Néanmoins, l’oubli peut avoir des vertus. Philippe Joutard indique ainsi que si les individus oublient, c’est qu’ils ont des bonnes raisons de le faire. Lorsque le Japon balaie d’un coup son alliance à l’Axe après la seconde guerre mondiale, se transformant ainsi en « laboratoire du monde pour observer le passage d’un peuple du militarisme à la démocratie » selon les termes de Mac Arthur.

L’oubli constituerait donc une porte de sortie, vers laquelle certains se lancent pour oublier un passé trop lourd. Mais le refoulement au sens freudien du terme ne constitue pas toujours une bonne réponse à ce passé.

Se souvenir

Si l’oubli dispose de certaines vertus non négligeables, l’on peut considérer que l’oubli de certains évènements fait oublier certains hommes. Pour Todorov, oublier revient à trahir les morts, à les tuer une seconde fois. Il devient alors nécessaire de se souvenir, en tâchant de retenir les leçons du passé de façon positive car « il y a mieux à faire que de se souvenir dans le deuil » (Grosser).

Se souvenir de certains évènements permet de prendre acte de ceux-ci, afin de mettre en mouvement la mémoire collective, ciment de la mémoire individuelle selon Joël Candau.
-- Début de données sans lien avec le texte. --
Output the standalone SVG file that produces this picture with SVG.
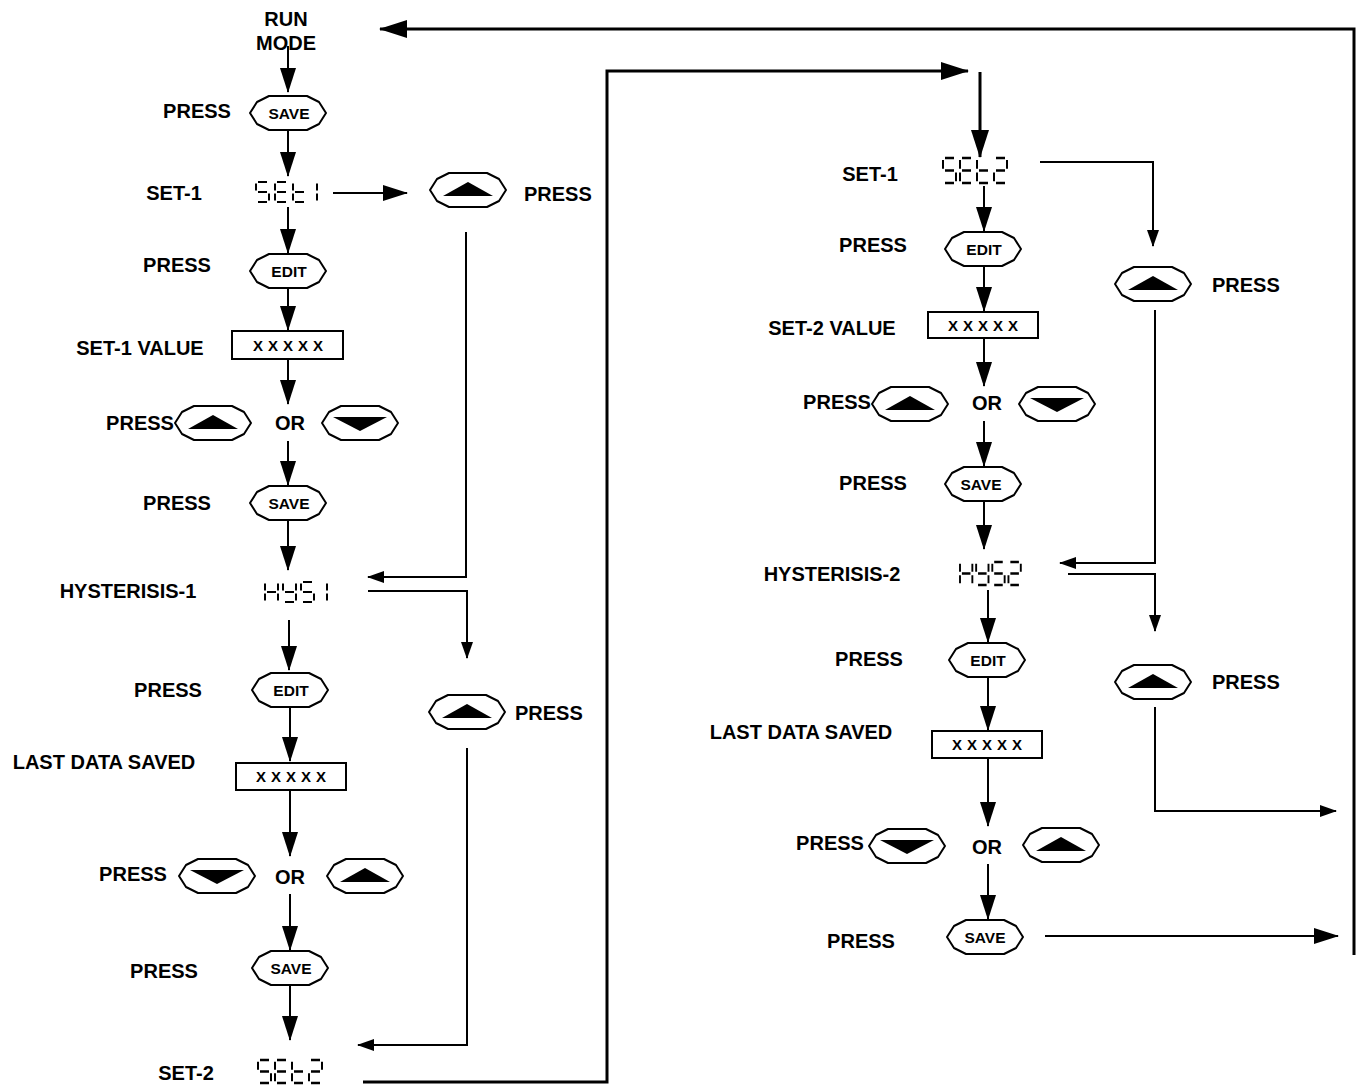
<svg xmlns="http://www.w3.org/2000/svg" xmlns:xlink="http://www.w3.org/1999/xlink" width="1361" height="1086" viewBox="0 0 1361 1086">
<style>
.t{font-family:"Liberation Sans",Arial,sans-serif;font-weight:bold;font-size:20px;fill:#000;text-anchor:middle}
.tl{text-anchor:start}
.bt{font-size:15.5px}
.xx{font-size:15px;letter-spacing:5px}
.btn{fill:#fff;stroke:#000;stroke-width:2;stroke-linejoin:round}
.box{fill:#fff;stroke:#000;stroke-width:2}
.c{fill:none;stroke:#000;stroke-width:2}
.ct{fill:none;stroke:#000;stroke-width:3}
.seg{fill:none;stroke:#000;stroke-width:2;stroke-linecap:butt}
</style>
<defs>
<marker id="ah" markerUnits="userSpaceOnUse" viewBox="0 0 25 16" markerWidth="25" markerHeight="16" refX="24" refY="8" orient="auto"><path d="M0,0L25,8L0,16z" fill="#000"/></marker>
<marker id="ahs" markerUnits="userSpaceOnUse" viewBox="0 0 17 12" markerWidth="17" markerHeight="12" refX="16" refY="6" orient="auto"><path d="M0,0L17,6L0,12z" fill="#000"/></marker>
<marker id="ahl" markerUnits="userSpaceOnUse" viewBox="0 0 28 18" markerWidth="28" markerHeight="18" refX="27" refY="9" orient="auto"><path d="M0,0L28,9L0,18z" fill="#000"/></marker>
<path id="oct" class="btn" d="M-38,0L-31,-11L-19,-17L19,-17L31,-11L38,0L31,11L19,17L-19,17L-31,11Z"/>
<g id="up"><use xlink:href="#oct"/><path d="M-25,6L25,6L0,-8Z" fill="#000"/></g>
<g id="dn"><use xlink:href="#oct"/><path d="M-27,-6L27,-6L0,8Z" fill="#000"/></g>
<path id="sS" class="seg" d="M2,0H11M0,1.5V8.5M2,10H11M13,11.5V18.5M2,20H11"/>
<path id="sE" class="seg" d="M2,0H11M0,1.5V8.5M2,10H11M0,11.5V18.5M2,20H11"/>
<path id="st" class="seg" d="M0,1.5V8.5M0,11.5V18.5M2,10H11M2,20H11"/>
<path id="s2" class="seg" d="M2,0H11M13,1.5V8.5M2,10H11M0,11.5V18.5M2,20H11"/>
<path id="s1" class="seg" d="M13,1.5V8.5M13,11.5V18.5"/>
<path id="sH" class="seg" d="M0,1.5V8.5M13,1.5V8.5M0,11.5V18.5M13,11.5V18.5M2,10H11"/>
<path id="sY" class="seg" d="M0,1.5V8.5M13,1.5V8.5M2,10H11M13,11.5V18.5M2,20H11"/>
</defs>

<rect width="1361" height="1086" fill="#fff"/>

<g id="connectors">
<line class="c" x1="288" y1="46" x2="288" y2="92" marker-end="url(#ah)"/>
<line class="c" x1="288" y1="131" x2="288" y2="176" marker-end="url(#ah)"/>
<line class="c" x1="288" y1="207" x2="288" y2="253" marker-end="url(#ah)"/>
<line class="c" x1="288" y1="288" x2="288" y2="330" marker-end="url(#ah)"/>
<line class="c" x1="288" y1="360" x2="288" y2="404" marker-end="url(#ah)"/>
<line class="c" x1="288" y1="441" x2="288" y2="485" marker-end="url(#ah)"/>
<line class="c" x1="288" y1="520" x2="288" y2="570" marker-end="url(#ah)"/>
<line class="c" x1="289" y1="620" x2="289" y2="670" marker-end="url(#ah)"/>
<line class="c" x1="290" y1="708" x2="290" y2="761" marker-end="url(#ah)"/>
<line class="c" x1="290" y1="791" x2="290" y2="856" marker-end="url(#ah)"/>
<line class="c" x1="290" y1="894" x2="290" y2="950" marker-end="url(#ah)"/>
<line class="c" x1="290" y1="986" x2="290" y2="1040" marker-end="url(#ah)"/>

<line class="ct" x1="980" y1="72" x2="980" y2="157" marker-end="url(#ahl)"/>
<line class="c" x1="984" y1="186" x2="984" y2="231" marker-end="url(#ah)"/>
<line class="c" x1="984" y1="266" x2="984" y2="311" marker-end="url(#ah)"/>
<line class="c" x1="984" y1="339" x2="984" y2="386" marker-end="url(#ah)"/>
<line class="c" x1="984" y1="421" x2="984" y2="466" marker-end="url(#ah)"/>
<line class="c" x1="984" y1="501" x2="984" y2="549" marker-end="url(#ah)"/>
<line class="c" x1="988" y1="590" x2="988" y2="642" marker-end="url(#ah)"/>
<line class="c" x1="988" y1="678" x2="988" y2="730" marker-end="url(#ah)"/>
<line class="c" x1="988" y1="758" x2="988" y2="826" marker-end="url(#ah)"/>
<line class="c" x1="988" y1="864" x2="988" y2="919" marker-end="url(#ah)"/>

<line class="c" x1="333" y1="193" x2="407" y2="193" marker-end="url(#ah)"/>
<polyline class="c" points="466,232 466,577 368,577" marker-end="url(#ahs)"/>
<polyline class="c" points="368,591 467,591 467,658" marker-end="url(#ahs)"/>
<polyline class="c" points="467,748 467,1045 358,1045" marker-end="url(#ahs)"/>
<polyline class="ct" points="363,1082 607,1082 607,71 968,71" marker-end="url(#ahl)"/>
<polyline class="c" points="1040,162 1153,162 1153,246" marker-end="url(#ahs)"/>
<polyline class="c" points="1155,310 1155,563 1060,563" marker-end="url(#ahs)"/>
<polyline class="c" points="1068,574 1155,574 1155,631" marker-end="url(#ahs)"/>
<polyline class="c" points="1155,707 1155,811 1336,811" marker-end="url(#ahs)"/>
<line class="c" x1="1045" y1="936" x2="1338" y2="936" stroke-width="2.5" marker-end="url(#ah)"/>
<polyline class="ct" points="1354,955 1354,29 380,29" marker-end="url(#ahl)"/>
</g>

<g id="run-mode"><text class="t" x="286" y="26">RUN</text><text class="t" x="286" y="50">MODE</text></g>

<g id="l-press-save1"><text class="t" x="197" y="118">PRESS</text><use xlink:href="#oct" x="288" y="113"/><text class="t bt" x="289" y="118.5">SAVE</text></g>
<g id="l-set1"><text class="t" x="174" y="200">SET-1</text>
<g id="disp-set1"><title>SEt 1</title><use xlink:href="#sS" x="256" y="182"/><use xlink:href="#sE" x="275" y="182"/><use xlink:href="#st" x="293" y="182"/><use xlink:href="#s1" x="304" y="182"/></g></g>
<g id="l-up-a"><use xlink:href="#up" x="468" y="190"/><text class="t tl" x="524" y="201">PRESS</text></g>
<g id="l-press-edit1"><text class="t" x="177" y="272">PRESS</text><use xlink:href="#oct" x="288" y="271"/><text class="t bt" x="289" y="276.5">EDIT</text></g>
<g id="l-set1-value"><text class="t" x="140" y="355">SET-1 VALUE</text><rect class="box" x="232" y="331" width="111" height="28"/><text class="t xx" x="290.5" y="350.5">XXXXX</text></g>
<g id="l-press-updown1"><text class="t" x="140" y="430">PRESS</text><use xlink:href="#up" x="213" y="423"/><text class="t" x="290" y="430">OR</text><use xlink:href="#dn" x="360" y="423"/></g>
<g id="l-press-save2"><text class="t" x="177" y="510">PRESS</text><use xlink:href="#oct" x="288" y="503"/><text class="t bt" x="289" y="508.5">SAVE</text></g>
<g id="l-hys1"><text class="t" x="128" y="598">HYSTERISIS-1</text>
<g id="disp-hys1"><title>HYS 1</title><use xlink:href="#sH" x="265" y="582"/><use xlink:href="#sY" x="283" y="582"/><use xlink:href="#sS" x="301" y="582"/><use xlink:href="#s1" x="314" y="582"/></g></g>
<g id="l-press-edit2"><text class="t" x="168" y="697">PRESS</text><use xlink:href="#oct" x="290" y="690"/><text class="t bt" x="291" y="695.5">EDIT</text></g>
<g id="l-up-b"><use xlink:href="#up" x="467" y="712"/><text class="t tl" x="515" y="720">PRESS</text></g>
<g id="l-last-data"><text class="t" x="104" y="769">LAST DATA SAVED</text><rect class="box" x="236" y="763" width="110" height="27"/><text class="t xx" x="293.5" y="782">XXXXX</text></g>
<g id="l-press-updown2"><text class="t" x="133" y="881">PRESS</text><use xlink:href="#dn" x="217" y="876"/><text class="t" x="290" y="884">OR</text><use xlink:href="#up" x="365" y="876"/></g>
<g id="l-press-save3"><text class="t" x="164" y="978">PRESS</text><use xlink:href="#oct" x="290" y="968"/><text class="t bt" x="291" y="973.5">SAVE</text></g>
<g id="l-set2"><text class="t" x="186" y="1080">SET-2</text>
<g id="disp-set2a"><title>SEt2</title><g transform="translate(258,1060) scale(1,1.15)"><use xlink:href="#sS"/><use xlink:href="#sE" x="17"/><use xlink:href="#st" x="34"/><use xlink:href="#s2" x="51"/></g></g></g>

<g id="r-set1"><text class="t" x="870" y="181">SET-1</text>
<g id="disp-set2b"><title>SEt2</title><g transform="translate(943,158) scale(1,1.25)"><use xlink:href="#sS"/><use xlink:href="#sE" x="17"/><use xlink:href="#st" x="34"/><use xlink:href="#s2" x="51"/></g></g></g>
<g id="r-press-edit1"><text class="t" x="873" y="252">PRESS</text><use xlink:href="#oct" x="983" y="249"/><text class="t bt" x="984" y="254.5">EDIT</text></g>
<g id="r-up-a"><use xlink:href="#up" x="1153" y="284"/><text class="t tl" x="1212" y="292">PRESS</text></g>
<g id="r-set2-value"><text class="t" x="832" y="335">SET-2 VALUE</text><rect class="box" x="928" y="312" width="110" height="26"/><text class="t xx" x="985.5" y="330.5">XXXXX</text></g>
<g id="r-press-updown1"><text class="t" x="837" y="409">PRESS</text><use xlink:href="#up" x="910" y="404"/><text class="t" x="987" y="410">OR</text><use xlink:href="#dn" x="1057" y="404"/></g>
<g id="r-press-save1"><text class="t" x="873" y="490">PRESS</text><use xlink:href="#oct" x="983" y="484"/><text class="t bt" x="981" y="489.5">SAVE</text></g>
<g id="r-hys2"><text class="t" x="832" y="581">HYSTERISIS-2</text>
<g id="disp-hys2"><title>HYS2</title><g transform="translate(960,562) scale(0.95,1.15)"><use xlink:href="#sH"/><use xlink:href="#sY" x="17"/><use xlink:href="#sS" x="34"/><use xlink:href="#s2" x="51"/></g></g></g>
<g id="r-press-edit2"><text class="t" x="869" y="666">PRESS</text><use xlink:href="#oct" x="987" y="660"/><text class="t bt" x="988" y="665.5">EDIT</text></g>
<g id="r-up-b"><use xlink:href="#up" x="1153" y="682"/><text class="t tl" x="1212" y="689">PRESS</text></g>
<g id="r-last-data"><text class="t" x="801" y="739">LAST DATA SAVED</text><rect class="box" x="932" y="731" width="110" height="27"/><text class="t xx" x="989.5" y="750">XXXXX</text></g>
<g id="r-press-updown2"><text class="t" x="830" y="850">PRESS</text><use xlink:href="#dn" x="907" y="846"/><text class="t" x="987" y="854">OR</text><use xlink:href="#up" x="1061" y="845"/></g>
<g id="r-press-save2"><text class="t" x="861" y="948">PRESS</text><use xlink:href="#oct" x="985" y="937"/><text class="t bt" x="985" y="942.5">SAVE</text></g>
</svg>
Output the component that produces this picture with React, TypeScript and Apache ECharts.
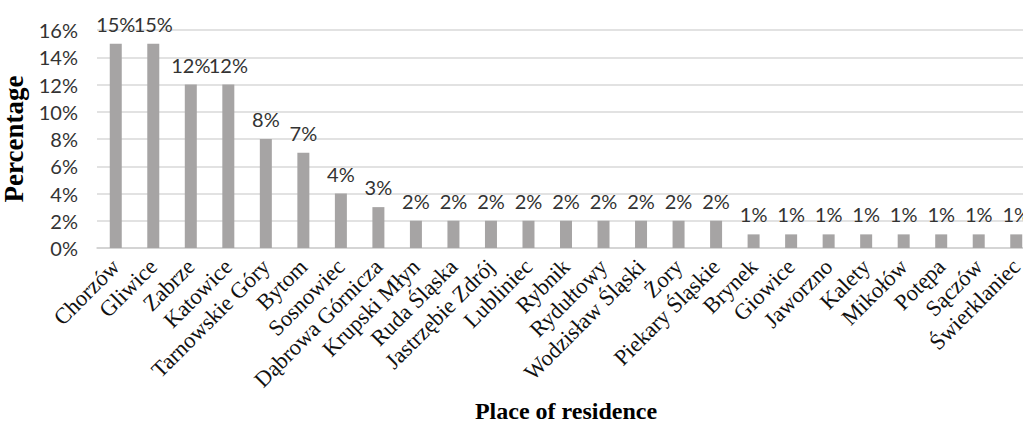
import React, { useEffect, useRef } from "react";
import * as echarts from "echarts";

// Places of residence and their share of respondents (%)
const places = [
  "Chorzów", "Gliwice", "Zabrze", "Katowice", "Tarnowskie Góry", "Bytom",
  "Sosnowiec", "Dąbrowa Górnicza", "Krupski Młyn", "Ruda Śląska",
  "Jastrzębie Zdrój", "Lubliniec", "Rybnik", "Rydułtowy", "Wodzisław Śląski",
  "Żory", "Piekary Śląskie", "Brynek", "Giowice", "Jaworzno", "Kalety",
  "Mikołów", "Potępa", "Sączów", "Świerklaniec",
];
const shares = [15, 15, 12, 12, 8, 7, 4, 3, 2, 2, 2, 2, 2, 2, 2, 2, 2, 1, 1, 1, 1, 1, 1, 1, 1];

const SANS = "Lato, 'Open Sans', sans-serif";
const SERIF = "'Liberation Serif', 'DejaVu Serif', serif";

export default function App() {
  const ref = useRef<HTMLDivElement>(null);

  useEffect(() => {
    if (!ref.current) return;
    const chart = echarts.init(ref.current, null, { renderer: "svg" });
    chart.setOption({
      animation: false,
      backgroundColor: "#ffffff",
      grid: { left: 97, right: 0, top: 30, bottom: 177, outerBoundsMode: "none", containLabel: false },
      xAxis: {
        type: "category",
        data: places,
        name: "Place of residence",
        nameLocation: "middle",
        nameGap: 148,
        nameTextStyle: {
          fontFamily: SERIF,
          fontWeight: "bold",
          fontSize: 24,
          color: "#000",
        },
        axisLine: { lineStyle: { color: "#d0d0d0", width: 1.5 } },
        axisTick: { show: false },
        axisLabel: {
          interval: 0,
          rotate: 45,
          fontFamily: SERIF,
          fontSize: 22.5,
          color: "#111",
          margin: 15,
        },
      },
      yAxis: {
        type: "value",
        min: 0,
        max: 16,
        interval: 2,
        name: "Percentage",
        nameLocation: "middle",
        nameGap: 58,
        nameRotate: 90,
        nameTextStyle: {
          fontFamily: SERIF,
          fontWeight: "bold",
          fontSize: 27,
          color: "#000",
        },
        axisLine: { show: false },
        axisTick: { show: false },
        axisLabel: {
          formatter: "{value}%",
          fontFamily: SANS,
          fontSize: 20,
          color: "#333",
          margin: 19,
        },
        splitLine: { lineStyle: { color: "#d9d9d9", width: 1.5 } },
      },
      series: [
        {
          type: "bar",
          data: shares,
          barWidth: 12,
          itemStyle: { color: "#a6a4a4" },
          label: {
            show: true,
            position: "top",
            distance: 10,
            formatter: "{c}%",
            fontFamily: SANS,
            fontSize: 20,
            color: "#333",
          },
        },
      ],
    });
    return () => chart.dispose();
  }, []);

  return (
    <div
      style={{ position: "fixed", left: 0, top: 0, width: 1023, height: 425, overflow: "hidden", background: "#fff" }}
    >
      <div ref={ref} style={{ width: 1035, height: 425 }} />
    </div>
  );
}
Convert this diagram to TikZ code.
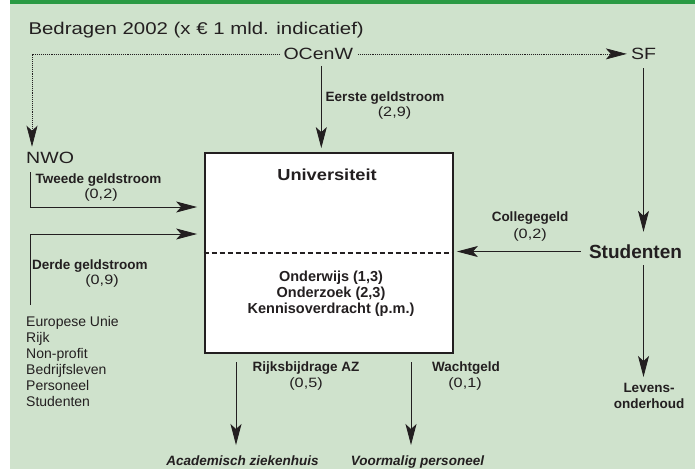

La mémoire peut selon Todorov permettre de dénoncer certains faits de l’histoire, et notamment ceux de l’URSS. Face à cette mémoire collective soviétique s’est également constituée une mémoire « transnationale », qui se souvient de la lutte du bloc occidental lors de la guerre froide (Robert Frank).

La mémoire autorise certains exclus, certaines minorités, à une part de reconnaissance. Lorsque Hegel dans la Phénoménologie de l’esprit évoque la lutte de deux personnes désireuses d’imposer leur point de vue à l’autre, il affiche cette « lutte pour la reconnaissance » (Axel Hanneth). Les juifs, ou encore les arméniens, tous deux victimes d’un génocide, souhaitent aujourd’hui revenir sur leur passé. Cela reviendrait à leur conférer un statut de victime, leur permettant ainsi d’obtenir un privilège moral et politique selon Todorov et de ressentir l’appartenance à un groupe ou à un pays.

Mais à sa source étant une histoire, emplie de politique et parfois de manipulation, la mémoire peut varier selon les envies des dirigeants. C’est ce qu’appelle P. Nora la « mémoire manipulée », évoquant ainsi les difficultés d’un souvenir objectif sur les évènements passés.

On évoque souvent la mémoire comme un devoir fondateur pour nos sociétés. Le devoir de mémoire est devenu une nécessité pour certaines civilisations, et essentiellement les peuples occidentaux. Mais ce devoir de mémoire peut être perçu comme une obligation, et une vision figée des évènements passés. C’est afin d’éviter ces dérives que Paul Ricœur propose d’utiliser la notion de « travail de mémoire », afin de ne pas figer dans le malheur certains populations heurtées par un passé trop lourd à supporter.

Source de satisfaction ou de honte, la mémoire peut également constituer un danger. Il arrive en effet souvent que l’on compare les faits entre eux, afin de relativiser une situation actuelle, ou simplement pour minimiser certaines erreurs. Certaines dérives peuvent alors apparaitre facilement dans un cadre politique ; ainsi, certains ont pu considérer que les chambres à gaz n’étaient qu’un « point de détail » au regard des massacres de la seconde guerre mondiale. Aussi, se souvenir à outrance, notamment par le biais de lois mémorielles à répétition, peut limiter le regard d’une société sur sa condition actuelle, par simple détournement de la pensée ou par simple relativisme. Todorov met ainsi en garde la mémoire, en ce qu’elle détourne des problèmes actuels.

Si se souvenir comporte bien certains risques, utiliser les erreurs du passé peut néanmoins permettre d’éviter de les reproduire dans le futur. Cela ne conduit pourtant pas à éviter les hommes de continuer à faire des erreurs, ceux-ci n’ayant pas de recul sur leur vision actuelle des choses. Ainsi, la vision de la colonisation à l’époque de Jules Ferry n’était pas si noire, et les visions actuelles des évènements présents ne sont pas perçues avec le recul nécessaire à une bonne conception des choses.